I also took down a number of bits of art we had up. Back when we were selling a house, we bought a number of bland and inoffensive bits of inexpensive art: pastoral landscapes, for instance. Mass-produced stuff of the sort you might expect to see in an inexpensive hotel, but perfectly adequate to dressing up a room for a sale without giving it too much personality. Rather than let these go to waste we'd put them up in the guest rooms to break up the expanses of wood walls. I took all these down from the game room, however, and redecorated.
First, there's a huge poster that was already up in there (for lack of anywhere else to put it) showing the history of the U.S. air and space program in a beautiful visual timeline. It's about eight feet long and two rows so it takes up a lot of space. To this I added a Tron poster, as well as a Powers Of Ten poster that had been up in the living room (and had to come down to make room for the cat ramps).

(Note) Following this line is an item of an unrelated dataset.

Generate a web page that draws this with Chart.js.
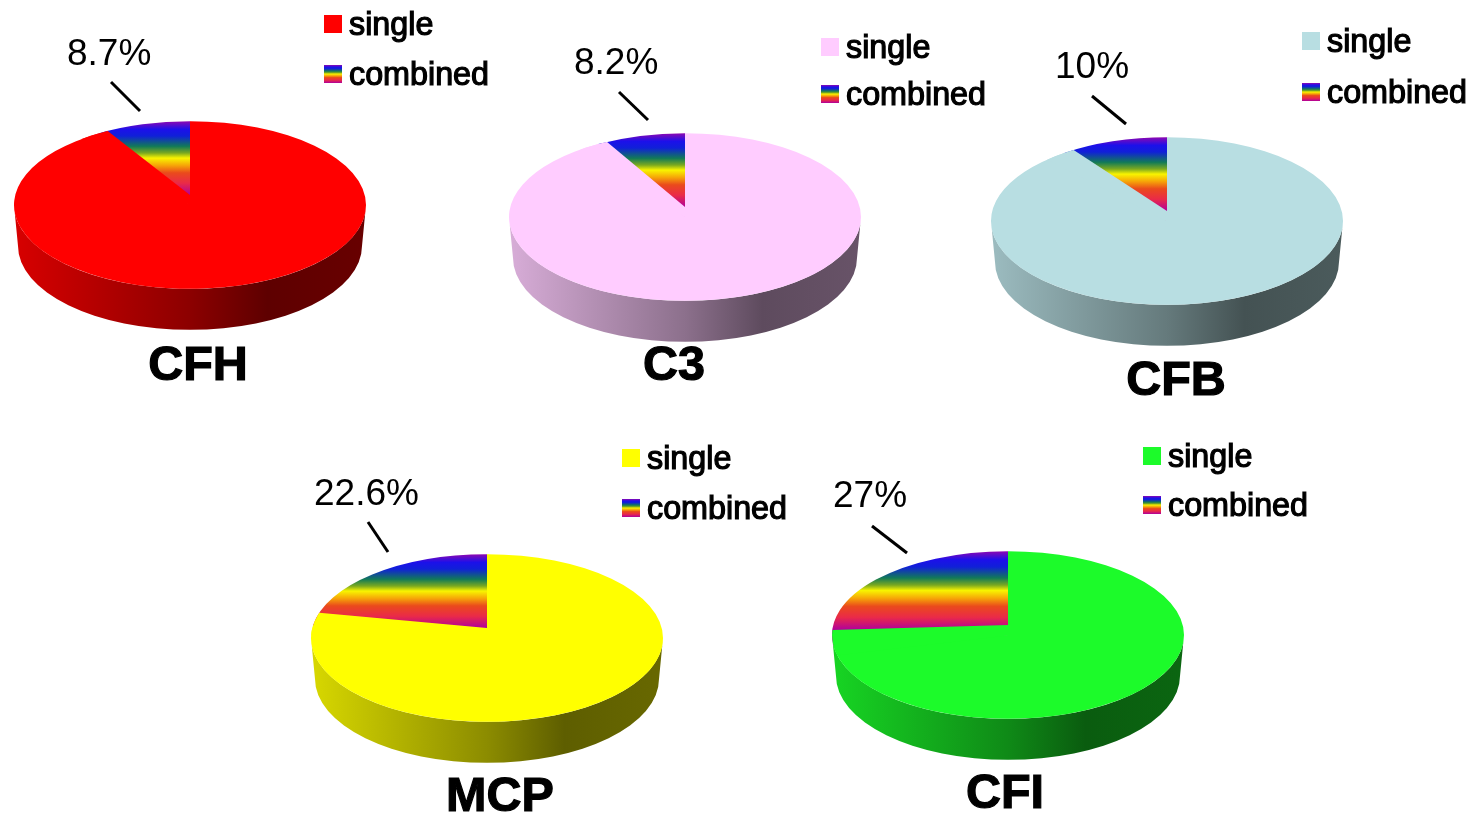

While the game room has been taken over by Simon and River for most of a month now, and as a result, both use and setup of the games has come to a screeching halt almost since the day they went in, I've managed to finish one last part of the setup of the room. The makeshift stereo I cobbled out of old stuff for the vow renewal is now in place in the game room atop the board game shelves. It's basically a tiny little Radio Shack amplifier that still puts out reasonable sound, a pair of speakers (from the first stereo system I ever bought with my own money, thus dating back to about 1983 -- which in a way makes them especially appropriate for the MAME room -- and still making surprisingly good sound), and my Archos multimedia player. Tomorrow, I'll write about setting that up.